Hill signalled a decisive shift in supervisory philosophy, away from process-driven examinations toward a focus on material financial risks and actual noncompliance with laws and regulations. Reforms to the CAMELS rating system are forthcoming, alongside a significant overhaul of consumer compliance examinations. Two capital proposals are also imminent. One would implement the 2017 Basel agreement with modifications tailored to the U.S. economy. The other would address risk sensitivity for all banks, with the intended effect of expanding lending and levelling the playing field between large and small institutions.
Turning to liquidity, Hill proposed allowing banks to count Federal Reserve borrowing capacity toward their Liquidity Coverage Ratio, a change he argued would better reflect the realities of acute stress events. On AML, he called for a smarter, risk-focused regime and encouraged banks to adopt AI tools without fear of supervisory penalty.
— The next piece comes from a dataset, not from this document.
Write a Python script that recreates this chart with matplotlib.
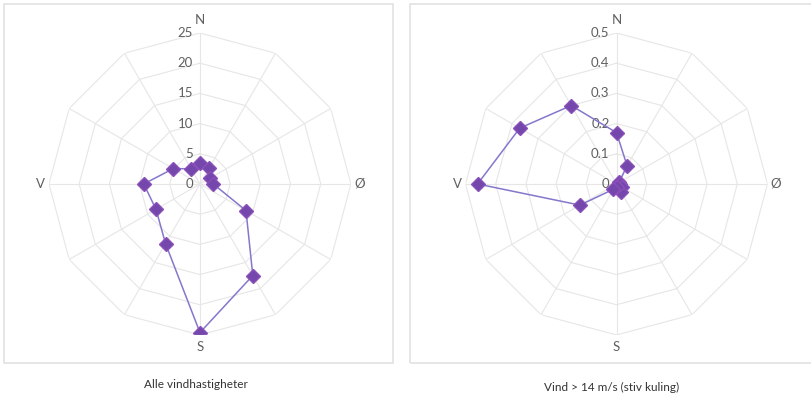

On stablecoins, the FDIC plans to propose that payment stablecoins are not eligible for FDIC pass-through insurance, a question Hill argued should be answered “definitively by regulation, rather than waiting until a bank that holds stablecoin reserves fails.” Finally, Hill announced plans to rescind the FDIC’s 2009 restrictions on private investor participation in failed bank purchases and to explore an emergency shelf charter exception that would allow nonbanks to bid rapidly on failed institutions, with the goal of reducing costs to the Deposit Insurance Fund.